■ Problem statement: Each line from the top of the listing through the one holding "-0.30, -0.565, -0.65];" should be restated word for word, with nothing added and no pictures.

● ● ●

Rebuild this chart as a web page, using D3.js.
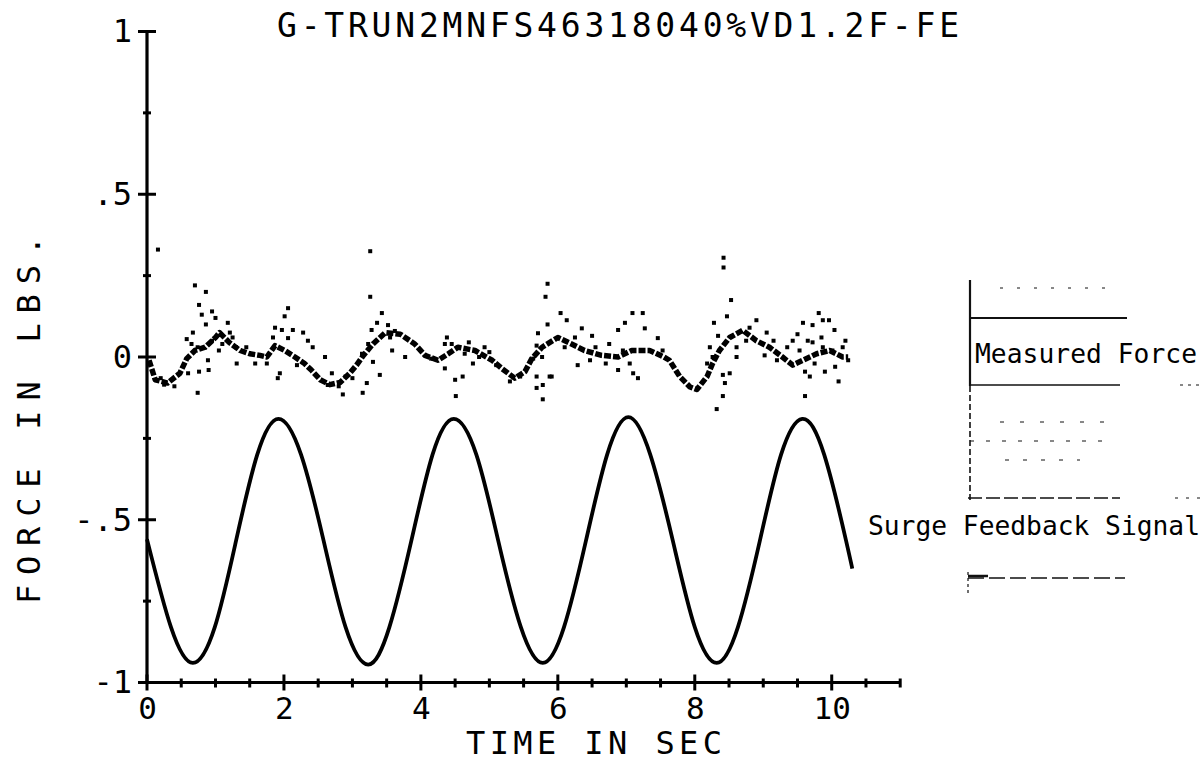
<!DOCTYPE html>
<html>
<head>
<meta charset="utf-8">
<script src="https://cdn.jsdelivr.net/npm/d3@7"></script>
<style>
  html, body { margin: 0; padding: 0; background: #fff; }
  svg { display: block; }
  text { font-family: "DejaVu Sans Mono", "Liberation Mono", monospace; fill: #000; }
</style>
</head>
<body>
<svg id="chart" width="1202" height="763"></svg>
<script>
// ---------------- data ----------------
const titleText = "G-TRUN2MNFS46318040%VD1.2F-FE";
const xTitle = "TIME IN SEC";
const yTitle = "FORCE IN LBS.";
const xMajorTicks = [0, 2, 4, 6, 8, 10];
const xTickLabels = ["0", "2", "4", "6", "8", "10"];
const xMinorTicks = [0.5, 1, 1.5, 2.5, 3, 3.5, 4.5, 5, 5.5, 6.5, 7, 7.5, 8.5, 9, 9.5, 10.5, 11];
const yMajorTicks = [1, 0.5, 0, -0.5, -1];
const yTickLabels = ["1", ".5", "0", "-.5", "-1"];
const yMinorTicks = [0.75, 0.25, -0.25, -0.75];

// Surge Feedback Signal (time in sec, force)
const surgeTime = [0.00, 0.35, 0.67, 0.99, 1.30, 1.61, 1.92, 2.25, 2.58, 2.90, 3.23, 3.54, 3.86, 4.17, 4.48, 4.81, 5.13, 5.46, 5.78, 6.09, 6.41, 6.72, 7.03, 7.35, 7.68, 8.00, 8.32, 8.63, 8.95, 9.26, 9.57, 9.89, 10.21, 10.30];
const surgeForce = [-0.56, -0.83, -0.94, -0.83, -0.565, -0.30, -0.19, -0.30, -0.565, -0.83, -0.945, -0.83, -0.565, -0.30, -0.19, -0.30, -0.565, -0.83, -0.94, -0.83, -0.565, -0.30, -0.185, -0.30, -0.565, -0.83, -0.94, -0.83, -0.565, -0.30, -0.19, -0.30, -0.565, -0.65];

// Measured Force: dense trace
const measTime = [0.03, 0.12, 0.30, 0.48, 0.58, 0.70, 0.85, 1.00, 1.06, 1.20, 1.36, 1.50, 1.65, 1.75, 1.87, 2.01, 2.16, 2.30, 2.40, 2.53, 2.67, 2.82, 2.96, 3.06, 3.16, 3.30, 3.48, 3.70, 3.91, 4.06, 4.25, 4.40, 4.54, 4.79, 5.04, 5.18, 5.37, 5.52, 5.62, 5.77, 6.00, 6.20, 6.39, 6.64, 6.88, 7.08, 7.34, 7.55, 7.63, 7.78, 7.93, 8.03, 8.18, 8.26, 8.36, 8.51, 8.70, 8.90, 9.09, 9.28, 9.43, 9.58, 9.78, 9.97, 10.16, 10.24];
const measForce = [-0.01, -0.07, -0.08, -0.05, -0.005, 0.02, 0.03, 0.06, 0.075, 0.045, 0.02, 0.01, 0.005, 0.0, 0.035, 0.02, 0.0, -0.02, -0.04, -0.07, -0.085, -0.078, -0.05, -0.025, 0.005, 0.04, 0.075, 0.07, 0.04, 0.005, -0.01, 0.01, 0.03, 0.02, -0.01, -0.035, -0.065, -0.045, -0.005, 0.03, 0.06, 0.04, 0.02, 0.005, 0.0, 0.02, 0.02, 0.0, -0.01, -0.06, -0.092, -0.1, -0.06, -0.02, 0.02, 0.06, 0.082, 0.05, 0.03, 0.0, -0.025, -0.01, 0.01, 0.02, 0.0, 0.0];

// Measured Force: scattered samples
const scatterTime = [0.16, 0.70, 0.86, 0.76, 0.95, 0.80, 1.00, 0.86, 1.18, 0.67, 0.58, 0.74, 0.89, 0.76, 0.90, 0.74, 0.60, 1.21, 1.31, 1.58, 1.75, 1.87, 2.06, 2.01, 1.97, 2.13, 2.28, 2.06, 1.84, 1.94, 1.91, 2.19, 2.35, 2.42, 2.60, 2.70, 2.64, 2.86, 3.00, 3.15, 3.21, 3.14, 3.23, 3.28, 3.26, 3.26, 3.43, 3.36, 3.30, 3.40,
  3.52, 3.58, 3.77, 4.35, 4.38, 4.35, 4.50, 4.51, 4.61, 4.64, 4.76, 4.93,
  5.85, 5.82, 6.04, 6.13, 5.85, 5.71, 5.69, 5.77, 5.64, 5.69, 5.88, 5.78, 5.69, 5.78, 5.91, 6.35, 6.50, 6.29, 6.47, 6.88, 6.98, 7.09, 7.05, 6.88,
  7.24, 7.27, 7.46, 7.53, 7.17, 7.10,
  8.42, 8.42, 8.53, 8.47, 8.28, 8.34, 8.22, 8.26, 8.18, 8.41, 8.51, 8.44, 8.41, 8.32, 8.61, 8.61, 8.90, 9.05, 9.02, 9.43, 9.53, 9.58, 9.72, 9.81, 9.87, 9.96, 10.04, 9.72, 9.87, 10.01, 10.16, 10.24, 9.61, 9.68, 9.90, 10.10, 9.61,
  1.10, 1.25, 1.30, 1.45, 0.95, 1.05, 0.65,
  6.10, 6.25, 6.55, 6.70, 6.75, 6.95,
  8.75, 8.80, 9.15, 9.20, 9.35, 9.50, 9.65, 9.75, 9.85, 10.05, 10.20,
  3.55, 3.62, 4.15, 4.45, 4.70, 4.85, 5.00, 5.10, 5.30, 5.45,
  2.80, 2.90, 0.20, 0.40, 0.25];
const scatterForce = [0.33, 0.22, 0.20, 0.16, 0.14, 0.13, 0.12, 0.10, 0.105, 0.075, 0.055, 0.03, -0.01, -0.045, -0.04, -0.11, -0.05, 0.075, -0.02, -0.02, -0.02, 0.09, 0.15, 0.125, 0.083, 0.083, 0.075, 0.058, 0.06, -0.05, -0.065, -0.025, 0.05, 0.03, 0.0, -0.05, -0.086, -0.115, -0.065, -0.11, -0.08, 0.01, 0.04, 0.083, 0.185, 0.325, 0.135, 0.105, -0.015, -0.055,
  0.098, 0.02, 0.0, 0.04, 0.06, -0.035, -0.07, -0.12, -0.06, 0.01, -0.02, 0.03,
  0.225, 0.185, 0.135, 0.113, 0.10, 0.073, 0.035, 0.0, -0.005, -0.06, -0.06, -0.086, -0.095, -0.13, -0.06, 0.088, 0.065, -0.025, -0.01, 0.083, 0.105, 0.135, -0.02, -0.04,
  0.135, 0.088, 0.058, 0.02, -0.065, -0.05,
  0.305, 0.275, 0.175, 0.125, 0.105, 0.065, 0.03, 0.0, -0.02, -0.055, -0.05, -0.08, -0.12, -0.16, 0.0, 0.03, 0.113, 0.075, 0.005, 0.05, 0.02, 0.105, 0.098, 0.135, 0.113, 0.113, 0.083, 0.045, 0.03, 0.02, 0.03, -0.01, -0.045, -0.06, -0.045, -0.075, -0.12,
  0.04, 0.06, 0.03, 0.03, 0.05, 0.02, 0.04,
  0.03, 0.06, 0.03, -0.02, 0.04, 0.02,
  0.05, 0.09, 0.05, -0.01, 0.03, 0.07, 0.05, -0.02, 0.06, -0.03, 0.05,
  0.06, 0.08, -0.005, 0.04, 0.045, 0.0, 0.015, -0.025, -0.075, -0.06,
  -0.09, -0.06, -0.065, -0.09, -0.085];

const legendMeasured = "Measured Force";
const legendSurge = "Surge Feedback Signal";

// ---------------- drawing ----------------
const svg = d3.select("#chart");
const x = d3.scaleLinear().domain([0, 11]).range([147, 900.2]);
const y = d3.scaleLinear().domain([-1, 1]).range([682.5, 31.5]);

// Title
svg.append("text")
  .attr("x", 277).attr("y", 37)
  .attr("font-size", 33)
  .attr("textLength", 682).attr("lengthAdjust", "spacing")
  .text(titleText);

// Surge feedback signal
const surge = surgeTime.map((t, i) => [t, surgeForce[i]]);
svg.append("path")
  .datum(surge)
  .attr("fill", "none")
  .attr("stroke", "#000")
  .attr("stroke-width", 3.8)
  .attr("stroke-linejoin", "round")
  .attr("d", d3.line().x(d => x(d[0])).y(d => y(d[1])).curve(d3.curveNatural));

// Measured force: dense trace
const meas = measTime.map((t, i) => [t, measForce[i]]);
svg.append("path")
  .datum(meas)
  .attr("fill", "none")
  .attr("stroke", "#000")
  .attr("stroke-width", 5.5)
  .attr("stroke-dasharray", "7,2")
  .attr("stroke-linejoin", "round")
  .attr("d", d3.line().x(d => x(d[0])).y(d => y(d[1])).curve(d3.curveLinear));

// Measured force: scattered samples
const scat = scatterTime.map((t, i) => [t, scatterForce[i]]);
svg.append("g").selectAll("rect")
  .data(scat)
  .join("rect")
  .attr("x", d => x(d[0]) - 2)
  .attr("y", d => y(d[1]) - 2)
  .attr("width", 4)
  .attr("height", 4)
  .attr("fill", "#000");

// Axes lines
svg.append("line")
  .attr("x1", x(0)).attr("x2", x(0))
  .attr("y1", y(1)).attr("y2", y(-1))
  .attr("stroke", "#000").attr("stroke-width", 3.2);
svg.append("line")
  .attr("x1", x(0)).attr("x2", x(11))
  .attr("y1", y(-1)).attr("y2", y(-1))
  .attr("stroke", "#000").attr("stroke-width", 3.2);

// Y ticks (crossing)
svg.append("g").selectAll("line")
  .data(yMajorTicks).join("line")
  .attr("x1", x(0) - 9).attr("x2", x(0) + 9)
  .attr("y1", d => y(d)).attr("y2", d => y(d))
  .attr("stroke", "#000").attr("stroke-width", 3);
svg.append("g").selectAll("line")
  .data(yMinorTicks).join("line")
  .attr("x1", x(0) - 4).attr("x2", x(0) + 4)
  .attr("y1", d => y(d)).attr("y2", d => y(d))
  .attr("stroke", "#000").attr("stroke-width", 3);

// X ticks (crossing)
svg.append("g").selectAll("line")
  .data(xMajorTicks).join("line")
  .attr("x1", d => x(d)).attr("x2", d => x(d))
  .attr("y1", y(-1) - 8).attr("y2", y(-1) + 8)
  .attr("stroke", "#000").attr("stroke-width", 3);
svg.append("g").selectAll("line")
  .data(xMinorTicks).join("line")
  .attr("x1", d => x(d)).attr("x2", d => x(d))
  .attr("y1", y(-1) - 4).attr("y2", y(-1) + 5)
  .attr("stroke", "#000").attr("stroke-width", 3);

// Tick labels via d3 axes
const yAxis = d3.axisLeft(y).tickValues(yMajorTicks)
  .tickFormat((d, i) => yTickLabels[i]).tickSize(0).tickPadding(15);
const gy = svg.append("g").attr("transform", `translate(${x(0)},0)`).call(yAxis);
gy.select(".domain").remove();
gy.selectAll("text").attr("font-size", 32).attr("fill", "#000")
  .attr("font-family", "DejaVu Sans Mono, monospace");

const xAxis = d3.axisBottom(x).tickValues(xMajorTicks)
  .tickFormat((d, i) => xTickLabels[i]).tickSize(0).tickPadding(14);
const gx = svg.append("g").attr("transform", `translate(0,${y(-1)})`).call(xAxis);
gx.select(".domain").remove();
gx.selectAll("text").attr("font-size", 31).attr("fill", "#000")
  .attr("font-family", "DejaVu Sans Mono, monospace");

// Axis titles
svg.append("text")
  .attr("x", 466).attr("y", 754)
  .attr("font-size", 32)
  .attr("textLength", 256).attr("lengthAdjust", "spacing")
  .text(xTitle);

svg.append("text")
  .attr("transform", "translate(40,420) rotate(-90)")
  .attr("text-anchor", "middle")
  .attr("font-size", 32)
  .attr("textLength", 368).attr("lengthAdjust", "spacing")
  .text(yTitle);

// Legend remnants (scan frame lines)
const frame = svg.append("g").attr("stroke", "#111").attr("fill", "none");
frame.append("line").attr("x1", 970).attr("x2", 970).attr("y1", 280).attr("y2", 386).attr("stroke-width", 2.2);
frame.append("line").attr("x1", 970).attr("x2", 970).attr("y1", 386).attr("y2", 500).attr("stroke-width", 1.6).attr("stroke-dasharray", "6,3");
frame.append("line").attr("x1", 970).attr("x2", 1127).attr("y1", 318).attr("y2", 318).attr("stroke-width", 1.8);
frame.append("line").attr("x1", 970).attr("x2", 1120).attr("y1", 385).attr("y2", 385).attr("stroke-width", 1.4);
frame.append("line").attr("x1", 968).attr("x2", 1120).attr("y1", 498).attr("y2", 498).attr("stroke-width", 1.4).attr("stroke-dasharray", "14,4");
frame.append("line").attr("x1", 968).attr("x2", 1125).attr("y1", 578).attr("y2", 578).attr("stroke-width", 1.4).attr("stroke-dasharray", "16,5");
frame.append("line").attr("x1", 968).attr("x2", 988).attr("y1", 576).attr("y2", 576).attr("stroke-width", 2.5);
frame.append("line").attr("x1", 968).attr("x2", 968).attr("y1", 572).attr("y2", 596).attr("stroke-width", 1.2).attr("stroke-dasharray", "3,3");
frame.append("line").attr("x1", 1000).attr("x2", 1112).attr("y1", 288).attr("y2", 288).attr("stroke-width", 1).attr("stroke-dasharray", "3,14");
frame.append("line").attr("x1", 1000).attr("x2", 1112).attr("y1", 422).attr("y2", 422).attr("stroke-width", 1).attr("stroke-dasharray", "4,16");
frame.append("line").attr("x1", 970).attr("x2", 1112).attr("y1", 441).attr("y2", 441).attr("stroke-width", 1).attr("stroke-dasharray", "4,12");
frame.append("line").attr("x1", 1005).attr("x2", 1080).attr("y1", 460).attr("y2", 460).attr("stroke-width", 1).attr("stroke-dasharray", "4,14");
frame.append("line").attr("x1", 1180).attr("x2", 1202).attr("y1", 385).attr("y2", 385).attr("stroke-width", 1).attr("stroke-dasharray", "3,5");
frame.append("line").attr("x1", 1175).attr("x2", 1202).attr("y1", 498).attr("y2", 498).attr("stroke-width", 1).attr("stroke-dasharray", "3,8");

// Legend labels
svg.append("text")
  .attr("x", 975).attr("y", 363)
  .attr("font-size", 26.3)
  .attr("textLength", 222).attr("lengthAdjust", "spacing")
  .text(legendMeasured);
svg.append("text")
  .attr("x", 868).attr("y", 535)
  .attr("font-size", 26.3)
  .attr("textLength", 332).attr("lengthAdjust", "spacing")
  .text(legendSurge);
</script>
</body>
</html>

● ● ●

■ Expected answer:
Rebuild this chart as a web page, using D3.js.
<!DOCTYPE html>
<html>
<head>
<meta charset="utf-8">
<script src="https://cdn.jsdelivr.net/npm/d3@7"></script>
<style>
  html, body { margin: 0; padding: 0; background: #fff; }
  svg { display: block; }
  text { font-family: "DejaVu Sans Mono", "Liberation Mono", monospace; fill: #000; }
</style>
</head>
<body>
<svg id="chart" width="1202" height="763"></svg>
<script>
// ---------------- data ----------------
const titleText = "G-TRUN2MNFS46318040%VD1.2F-FE";
const xTitle = "TIME IN SEC";
const yTitle = "FORCE IN LBS.";
const xMajorTicks = [0, 2, 4, 6, 8, 10];
const xTickLabels = ["0", "2", "4", "6", "8", "10"];
const xMinorTicks = [0.5, 1, 1.5, 2.5, 3, 3.5, 4.5, 5, 5.5, 6.5, 7, 7.5, 8.5, 9, 9.5, 10.5, 11];
const yMajorTicks = [1, 0.5, 0, -0.5, -1];
const yTickLabels = ["1", ".5", "0", "-.5", "-1"];
const yMinorTicks = [0.75, 0.25, -0.25, -0.75];

// Surge Feedback Signal (time in sec, force)
const surgeTime = [0.00, 0.35, 0.67, 0.99, 1.30, 1.61, 1.92, 2.25, 2.58, 2.90, 3.23, 3.54, 3.86, 4.17, 4.48, 4.81, 5.13, 5.46, 5.78, 6.09, 6.41, 6.72, 7.03, 7.35, 7.68, 8.00, 8.32, 8.63, 8.95, 9.26, 9.57, 9.89, 10.21, 10.30];
const surgeForce = [-0.56, -0.83, -0.94, -0.83, -0.565, -0.30, -0.19, -0.30, -0.565, -0.83, -0.945, -0.83, -0.565, -0.30, -0.19, -0.30, -0.565, -0.83, -0.94, -0.83, -0.565, -0.30, -0.185, -0.30, -0.565, -0.83, -0.94, -0.83, -0.565, -0.30, -0.19, -0.30, -0.565, -0.65];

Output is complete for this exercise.